Auffällig ist, dass Maas vor dem Treffen in Ankara seine Punkte, über die er sprechen wollte, um einiges "schneidiger" formulierte:

Ich werde am Samstag in die Türkei reisen:

  • Die Waffenruhe muss eingehalten und die Zivilbevölkerung geschützt werden. -
  • Beim Umgang mit Geflüchteten muss die Türkei internationales Recht einhalten.
  • Und sie muss den politischen Prozess unterstützen statt ihn zu torpedieren.
Heiko Maas

"Wer die Türkei belehrt, muss mit einer entsprechenden Antwort rechnen", soll der türkische Außenminister Cavusoglu darauf geantwortet haben. Beim Treffen in Ankara hielt sich Maas offensichtlich daran, denn am Schluss wurden Übereinstimmungen betont:

Außerdem, und das war offenkundig ein Ergebnis des einstündigen Vieraugen-Gesprächs der beiden Außenminister, unterstütze man weiterhin den Kampf der türkischen Armee gegen die Milizen des sogenannten Islamischen Staats. Dieses Ziel nannte Maas sogar als ersten Punkt bei der Auflistung der Übereinstimmungen.

Die Welt

Ob Maas etwas zur türkischen Formel "YPG=PKK=Terrorismus" anzumerken hatte, geht aus den Berichten nicht hervor. Politiker wie Trittin von den Grünen trauen Maas nicht allzu viel zu, wenn es um Sprache geht. Maas habe "windelweich" formuliert, so Trittin gegenüber dem Deutschlandfunk, als es um Waffenlieferungen an die Türkei ging. Die Formulierung, dass man neue Waffen nicht liefern würde, wenn sie denn möglicherweise benutzt werden können in Syrien, sei "ziemlich harmlos" (siehe dazu Bundesregierung rüstet Erdogan auf)

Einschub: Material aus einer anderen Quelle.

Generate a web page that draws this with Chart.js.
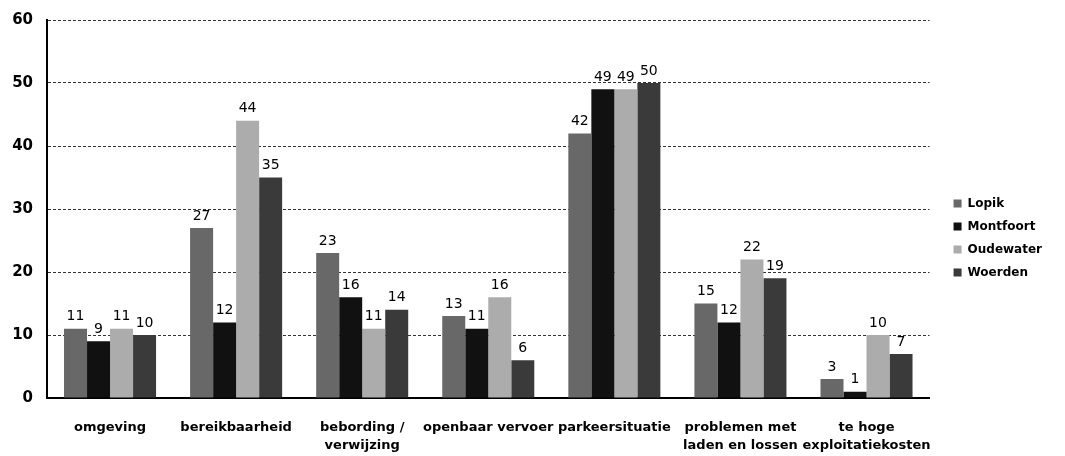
<!DOCTYPE html>
<html>
<head>
<meta charset="utf-8">
<script src="https://cdn.jsdelivr.net/npm/chart.js@4/dist/chart.umd.min.js"></script>
<style>
  html, body { margin: 0; padding: 0; background: #fff; }
  #wrap { width: 1065px; height: 456px; }
</style>
</head>
<body>
<div id="wrap"><canvas id="myChart"></canvas></div>
<script>
const categories = [
    'omgeving',
    'bereikbaarheid',
    ['bebording /', 'verwijzing'],
    'openbaar vervoer',
    'parkeersituatie',
    ['problemen met', 'laden en lossen'],
    ['te hoge', 'exploitatiekosten']
];
const lopik = [11, 27, 23, 13, 42, 15, 3];
const montfoort = [9, 12, 16, 11, 49, 12, 1];
const oudewater = [11, 44, 11, 16, 49, 22, 10];
const woerden = [10, 35, 14, 6, 50, 19, 7];
const yTicks = [0, 10, 20, 30, 40, 50, 60];

// draws the value above every bar
const valueLabels = {
    id: 'valueLabels',
    afterDatasetsDraw(chart) {
        const c = chart.ctx;
        c.save();
        c.font = '14px "DejaVu Sans"';
        c.fillStyle = '#000';
        c.textAlign = 'center';
        c.textBaseline = 'bottom';
        chart.data.datasets.forEach(function (ds, i) {
            chart.getDatasetMeta(i).data.forEach(function (bar, j) {
                c.fillText(ds.data[j], bar.x, bar.y - 5);
            });
        });
        c.restore();
    }
};

document.addEventListener("DOMContentLoaded", function () {
    const ctx = document.getElementById('myChart');
    new Chart(ctx, {
        type: 'bar',
        data: {
            labels: categories,
            datasets: [
                { label: 'Lopik', data: lopik, backgroundColor: '#686868' },
                { label: 'Montfoort', data: montfoort, backgroundColor: '#111111' },
                { label: 'Oudewater', data: oudewater, backgroundColor: '#acacac' },
                { label: 'Woerden', data: woerden, backgroundColor: '#3a3a3a' }
            ]
        },
        options: {
            responsive: true,
            maintainAspectRatio: false,
            animation: false,
            layout: { padding: { left: 0, top: 20, right: 13, bottom: 0 } },
            datasets: {
                bar: { barPercentage: 1, categoryPercentage: 0.73 }
            },
            plugins: {
                legend: {
                    position: 'right',
                    labels: {
                        boxWidth: 8,
                        boxHeight: 8,
                        padding: 11,
                        color: '#000',
                        font: { family: 'DejaVu Sans', size: 12, weight: 'bold' }
                    }
                },
                tooltip: { enabled: false }
            },
            scales: {
                x: {
                    afterFit: function (s) { s.height = 58; },
                    grid: { display: false, drawTicks: false },
                    border: { color: '#000', width: 2 },
                    ticks: {
                        color: '#000',
                        maxRotation: 0,
                        autoSkip: false,
                        padding: 21,
                        font: { family: 'DejaVu Sans', size: 13, weight: 'bold', lineHeight: 1.35 }
                    }
                },
                y: {
                    min: 0,
                    max: 60,
                    afterFit: function (s) {
                        s.width = 47;
                        s.paddingTop = 0;
                        s.paddingBottom = 0;
                    },
                    afterBuildTicks: function (axis) {
                        axis.ticks = yTicks.map(function (v) { return { value: v }; });
                    },
                    grid: { color: '#333', lineWidth: 1, drawTicks: false },
                    border: { color: '#000', width: 2, dash: [3, 2] },
                    ticks: {
                        color: '#000',
                        padding: 14,
                        font: { family: 'DejaVu Sans', size: 15, weight: 'bold' }
                    }
                },
                // empty gap between the plot and the legend
                gap: {
                    position: 'right',
                    display: true,
                    afterFit: function (s) { s.width = 13; },
                    grid: { display: false, drawTicks: false },
                    border: { display: false },
                    ticks: { display: false }
                }
            }
        },
        plugins: [valueLabels]
    });
});
</script>
</body>
</html>
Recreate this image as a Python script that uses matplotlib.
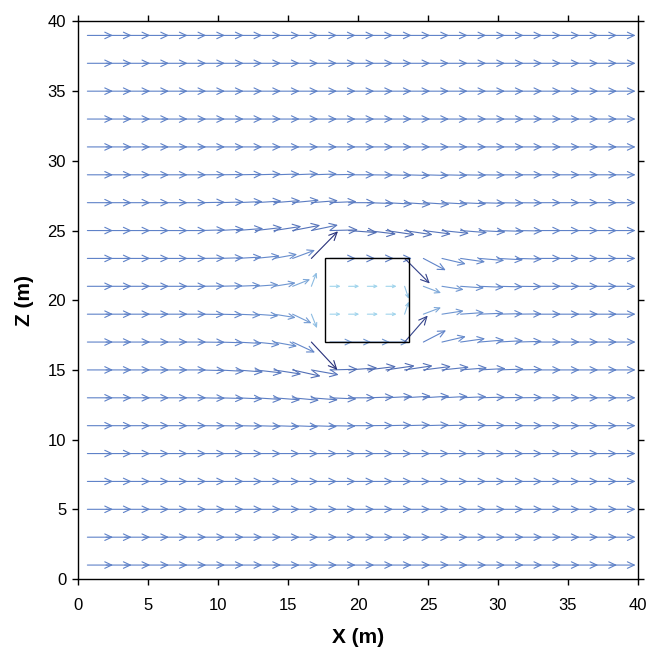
import numpy as np
import matplotlib.pyplot as plt
from matplotlib.patches import FancyArrowPatch, Rectangle, ArrowStyle
from matplotlib.colors import LinearSegmentedColormap, Normalize

plt.rcParams['font.family'] = ['Liberation Sans', 'DejaVu Sans']

# arrow grid (m)
x_cols = [0.67, 2.0, 3.33, 4.67, 6.0, 7.33, 8.67, 10.0, 11.33, 12.67,
          14.0, 15.33, 16.67, 18.0, 19.33, 20.67, 22.0, 23.33, 24.67, 26.0,
          27.33, 28.67, 30.0, 31.33, 32.67, 34.0, 35.33, 36.67, 38.0]
z_rows = [1, 3, 5, 7, 9, 11, 13, 15, 17, 19, 21, 23, 25, 27, 29, 31, 33, 35, 37, 39]

# free stream vector, same everywhere away from the block
u_free = 1.83
w_free = 0.0

# disturbed rows near the block, columns 6..23 (x = 8.67 .. 31.33)
k_first = 6
u_near = {
    29: [1.84] * 18,
    27: [1.84, 1.85, 1.86, 1.87, 1.88, 1.89, 1.9, 1.9, 1.9, 1.9, 1.89, 1.88, 1.87, 1.86, 1.85, 1.85, 1.84, 1.84],
    25: [1.85, 1.87, 1.9, 1.92, 1.95, 1.97, 1.9, 2.0, 2.05, 2.05, 2.05, 2.0, 1.97, 1.93, 1.9, 1.88, 1.86, 1.85],
    23: [1.83, 1.82, 1.8, 1.75, 1.65, 1.6, 1.9, 1.85, 1.9, 1.9, 1.85, 1.8, 1.6, 1.7, 1.75, 1.78, 1.8, 1.82],
    21: [1.8, 1.78, 1.72, 1.65, 1.55, 1.25, 0.38, 0.76, 0.76, 0.76, 0.76, 0.3, 1.26, 1.55, 1.68, 1.75, 1.78, 1.8],
    19: [1.8, 1.78, 1.72, 1.65, 1.55, 1.35, 0.4, 0.76, 0.76, 0.76, 0.76, 0.3, 1.26, 1.55, 1.68, 1.75, 1.78, 1.8],
    17: [1.83, 1.82, 1.8, 1.75, 1.65, 1.6, 1.86, 1.6, 1.6, 1.6, 1.6, 1.65, 1.62, 1.7, 1.75, 1.78, 1.8, 1.82],
    15: [1.85, 1.87, 1.9, 1.92, 1.95, 2.0, 1.95, 2.0, 2.05, 2.05, 2.05, 2.0, 1.97, 1.93, 1.9, 1.88, 1.86, 1.85],
    13: [1.84, 1.85, 1.86, 1.87, 1.88, 1.89, 1.9, 1.9, 1.9, 1.9, 1.89, 1.88, 1.87, 1.86, 1.85, 1.85, 1.84, 1.84],
    11: [1.84] * 18,
}
w_near = {
    29: [0.01, 0.02, 0.03, 0.05, 0.06, 0.07, 0.06, 0.03, 0.0, -0.02, -0.04, -0.05, -0.05, -0.04, -0.03, -0.02, -0.01, 0.0],
    27: [0.03, 0.05, 0.08, 0.12, 0.15, 0.18, 0.15, 0.08, 0.0, -0.06, -0.1, -0.12, -0.12, -0.1, -0.08, -0.05, -0.03, -0.02],
    25: [0.05, 0.1, 0.15, 0.22, 0.3, 0.38, 0.4, 0.05, -0.15, -0.25, -0.3, -0.3, -0.25, -0.2, -0.15, -0.1, -0.06, -0.03],
    23: [0.02, 0.05, 0.1, 0.18, 0.3, 0.6, 1.95, 0.0, 0.0, 0.0, 0.0, -1.8, -0.85, -0.4, -0.25, -0.15, -0.1, -0.05],
    21: [0.02, 0.04, 0.07, 0.12, 0.25, 0.5, 1.0, 0.0, 0.0, 0.0, 0.0, -0.9, -0.48, -0.24, -0.12, -0.07, -0.04, -0.02],
    19: [-0.02, -0.04, -0.07, -0.12, -0.25, -0.65, -1.0, 0.0, 0.0, 0.0, 0.0, 0.9, 0.48, 0.24, 0.12, 0.07, 0.04, 0.02],
    17: [-0.02, -0.05, -0.1, -0.18, -0.3, -0.75, -2.0, 0.0, 0.0, 0.0, 0.0, 1.9, 0.84, 0.4, 0.25, 0.15, 0.1, 0.05],
    15: [-0.05, -0.1, -0.15, -0.22, -0.3, -0.45, -0.35, 0.05, 0.15, 0.25, 0.3, 0.3, 0.25, 0.2, 0.15, 0.1, 0.06, 0.03],
    13: [-0.03, -0.05, -0.08, -0.12, -0.15, -0.18, -0.15, -0.08, 0.0, 0.06, 0.1, 0.12, 0.12, 0.1, 0.08, 0.05, 0.03, 0.02],
    11: [-0.01, -0.02, -0.03, -0.05, -0.06, -0.07, -0.06, -0.03, 0.0, 0.02, 0.04, 0.05, 0.05, 0.04, 0.03, 0.02, 0.01, 0.0],
}

# block outline (m)
box_x0, box_z0 = 17.67, 17.0
box_w, box_h = 6.0, 6.0

fig = plt.figure(figsize=(6.5, 6.51), dpi=100)
ax = fig.add_axes([0.12, 0.1106, 0.8615, 0.8564])

cmap = LinearSegmentedColormap.from_list(
    'spd', [(0.0, '#a3d8ee'), (0.54, '#5f82c8'), (1.0, '#232a74')])
norm = Normalize(vmin=0.7, vmax=2.8)

px_per_m = 14.0
for z in z_rows:
    for k, x in enumerate(x_cols):
        u, w = u_free, w_free
        if z in u_near and k_first <= k < k_first + len(u_near[z]):
            u = u_near[z][k - k_first]
            w = w_near[z][k - k_first]
        mag = np.hypot(u, w)
        hl = min(0.27 * mag * px_per_m, 8.0) * 0.72
        style = ArrowStyle('->', head_length=hl, head_width=0.47 * hl)
        arr = FancyArrowPatch((x, z), (x + u, z + w), arrowstyle=style,
                              mutation_scale=1, lw=0.8, color=cmap(norm(mag)),
                              shrinkA=0, shrinkB=0)
        ax.add_patch(arr)

ax.add_patch(Rectangle((box_x0, box_z0), box_w, box_h, fill=False,
                       ec='black', lw=1.0, zorder=3))

ax.set_xlim(0, 40)
ax.set_ylim(0, 40)
ax.set_xticks(range(0, 41, 5))
ax.set_yticks(range(0, 41, 5))
ax.tick_params(direction='out', length=4.5, width=1, labelsize=12,
               top=True, right=True, colors='black')
ax.tick_params(axis='x', pad=9)
ax.tick_params(axis='y', pad=4)
for s in ax.spines.values():
    s.set_linewidth(1.0)

ax.set_xlabel('X (m)', fontsize=15, fontweight='bold', labelpad=11)
ax.set_ylabel('Z (m)', fontsize=15, fontweight='bold', labelpad=10)

plt.savefig('out.png', dpi=100)
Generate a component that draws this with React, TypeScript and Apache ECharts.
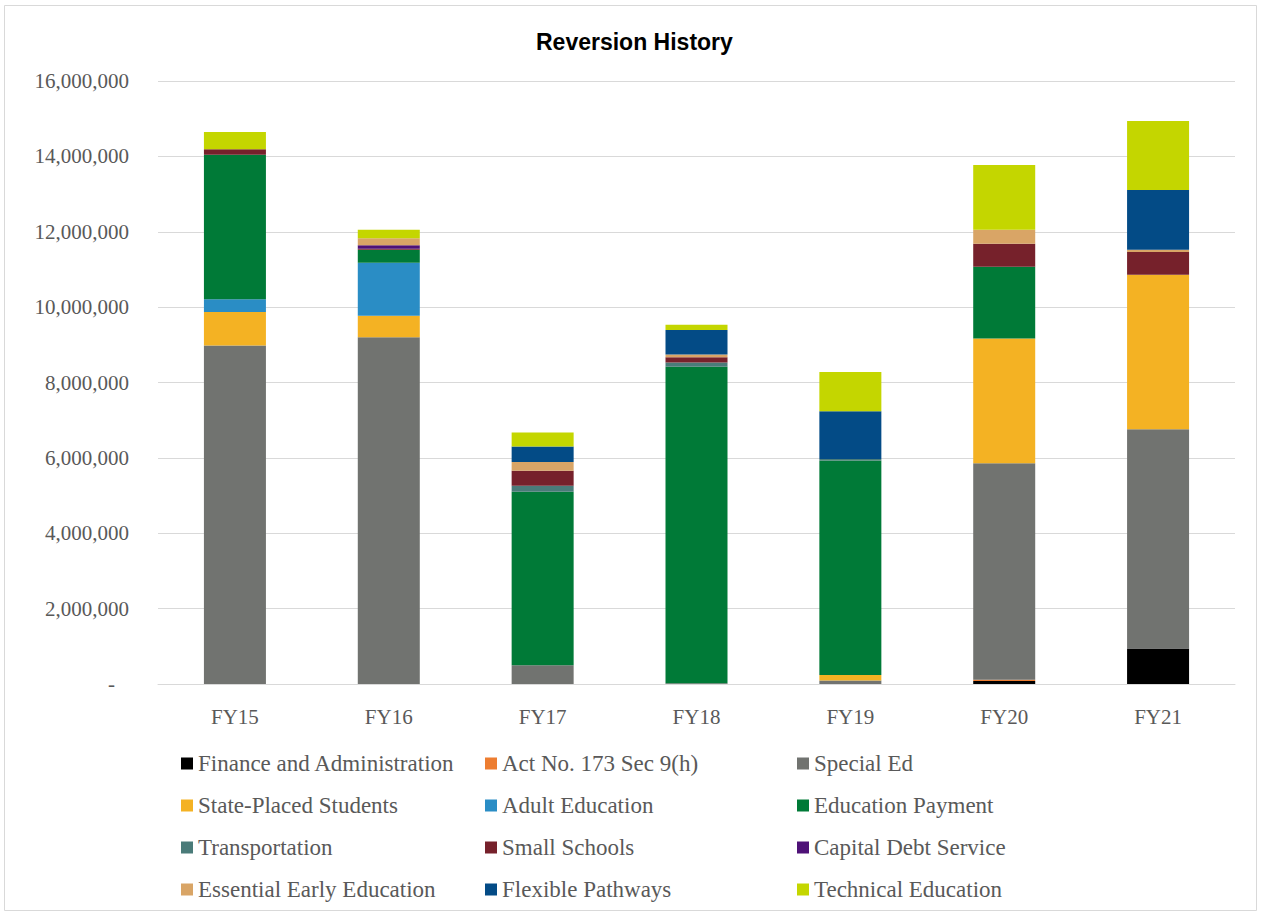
import React, { useEffect, useRef } from "react";
import * as echarts from "echarts";

const categories = ["FY15", "FY16", "FY17", "FY18", "FY19", "FY20", "FY21"];

const financeAdmin = [0, 0, 0, 0, 0, 80000, 940000];
const act173 = [0, 0, 0, 0, 0, 30000, 0];
const specialEd = [8980000, 9200000, 500000, 20000, 90000, 5750000, 5820000];
const statePlaced = [890000, 570000, 0, 0, 150000, 3310000, 4100000];
const adultEd = [340000, 1410000, 0, 0, 0, 0, 0];
const educationPayment = [3830000, 340000, 4600000, 8400000, 5690000, 1900000, 0];
const transportation = [0, 0, 160000, 110000, 40000, 0, 0];
const smallSchools = [150000, 30000, 400000, 140000, 0, 610000, 600000];
const capitalDebt = [0, 90000, 0, 0, 0, 0, 0];
const earlyEd = [0, 190000, 230000, 70000, 0, 370000, 60000];
const flexiblePathways = [0, 0, 410000, 650000, 1270000, 0, 1590000];
const technicalEd = [460000, 220000, 370000, 140000, 1040000, 1720000, 1830000];

const seriesDefs = [
  { name: "Finance and Administration", data: financeAdmin, color: "#000000" },
  { name: "Act No. 173 Sec 9(h)", data: act173, color: "#ED7D31" },
  { name: "Special Ed", data: specialEd, color: "#717370" },
  { name: "State-Placed Students", data: statePlaced, color: "#F4B223" },
  { name: "Adult Education", data: adultEd, color: "#2A8DC5" },
  { name: "Education Payment", data: educationPayment, color: "#007A37" },
  { name: "Transportation", data: transportation, color: "#4A7B79" },
  { name: "Small Schools", data: smallSchools, color: "#76212B" },
  { name: "Capital Debt Service", data: capitalDebt, color: "#4E1177" },
  { name: "Essential Early Education", data: earlyEd, color: "#D9A566" },
  { name: "Flexible Pathways", data: flexiblePathways, color: "#034B86" },
  { name: "Technical Education", data: technicalEd, color: "#C4D600" },
];

const legendCols = [
  ["Finance and Administration", "State-Placed Students", "Transportation", "Essential Early Education"],
  ["Act No. 173 Sec 9(h)", "Adult Education", "Small Schools", "Flexible Pathways"],
  ["Special Ed", "Education Payment", "Capital Debt Service", "Technical Education"],
];
const legendLefts = [181, 485, 797];

const serif = "'Liberation Serif', serif";

export default function App() {
  const ref = useRef<HTMLDivElement>(null);
  useEffect(() => {
    if (!ref.current) return;
    const chart = echarts.init(ref.current, null, { renderer: "svg" });
    chart.setOption({
      animation: false,
      backgroundColor: "#ffffff",
      title: {
        text: "Reversion History",
        left: 531,
        top: 25,
        textStyle: {
          fontFamily: "'Liberation Sans', Arial, sans-serif",
          fontWeight: "bold",
          fontSize: 23,
          color: "#000000",
        },
      },
      graphic: [
        {
          type: "rect",
          shape: { x: 4.5, y: 5.5, width: 1252, height: 905 },
          style: { fill: "none", stroke: "#d9d9d9", lineWidth: 1 },
          silent: true,
        },
      ],
      legend: legendCols.map((col, i) => ({
        orient: "vertical",
        left: legendLefts[i],
        top: 752,
        padding: 0,
        data: col,
        itemWidth: 12,
        itemHeight: 12,
        itemGap: 19,
        icon: "rect",
        selectedMode: false,
        textStyle: {
          fontFamily: serif,
          fontSize: 23,
          lineHeight: 23,
          color: "#595959",
        },
      })),
      grid: { left: 158, right: 26, top: 81, bottom: 230, containLabel: false },
      xAxis: {
        type: "category",
        data: categories,
        axisLine: { lineStyle: { color: "#d9d9d9" } },
        axisTick: { show: false },
        axisLabel: {
          fontFamily: serif,
          fontSize: 21,
          color: "#595959",
          margin: 22,
        },
      },
      yAxis: {
        type: "value",
        min: 0,
        max: 16000000,
        interval: 2000000,
        axisLine: { show: false },
        axisTick: { show: false },
        splitLine: { lineStyle: { color: "#d9d9d9", width: 1 } },
        axisLabel: {
          fontFamily: serif,
          fontSize: 21,
          color: "#595959",
          margin: 29,
          formatter: (v: number) =>
            v === 0 ? "{z|-}" : v.toLocaleString("en-US"),
          rich: {
            z: {
              fontFamily: serif,
              fontSize: 21,
              color: "#595959",
              padding: [0, 14, 0, 0],
            },
          },
        },
      },
      series: seriesDefs.map((s) => ({
        name: s.name,
        type: "bar",
        stack: "total",
        barWidth: 62,
        data: s.data,
        itemStyle: { color: s.color },
      })),
    });
    return () => chart.dispose();
  }, []);
  return (
    <div
      ref={ref}
      style={{ position: "fixed", left: 0, top: 0, width: 1261, height: 914 }}
    />
  );
}
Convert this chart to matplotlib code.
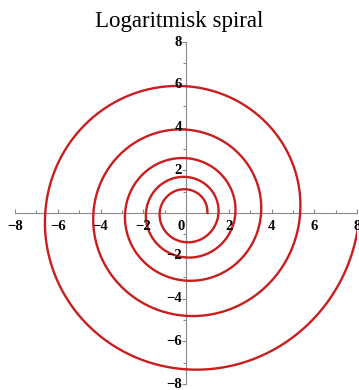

Cavusoglu ging bei der Pressekonferenz mit Maas nicht auf Unterschiede in einer YPG-PKK-Debatte zwischen den Außenministern ein; er kritisierte generell die Kritik, die hier aus Deutschland kommt:

Bezugnehmend auf die türkische Offensive in Nordsyrien gegen die kurdische YPG-Miliz sagte er (Cavusoglu, Anm. d.A.) in einer gemeinsamen Pressekonferenz, "vor allem aus Deutschland" werde "ungerechte und schwere Kritik" gegen die Türkei laut. Das passe nicht zu den tief verwurzelten Bündnisbeziehungen. Er habe Maas gesagt, dass die türkische Gemeinde in Deutschland "sehr besorgt" sei und sich "unter Druck gesetzt und einsam" fühle.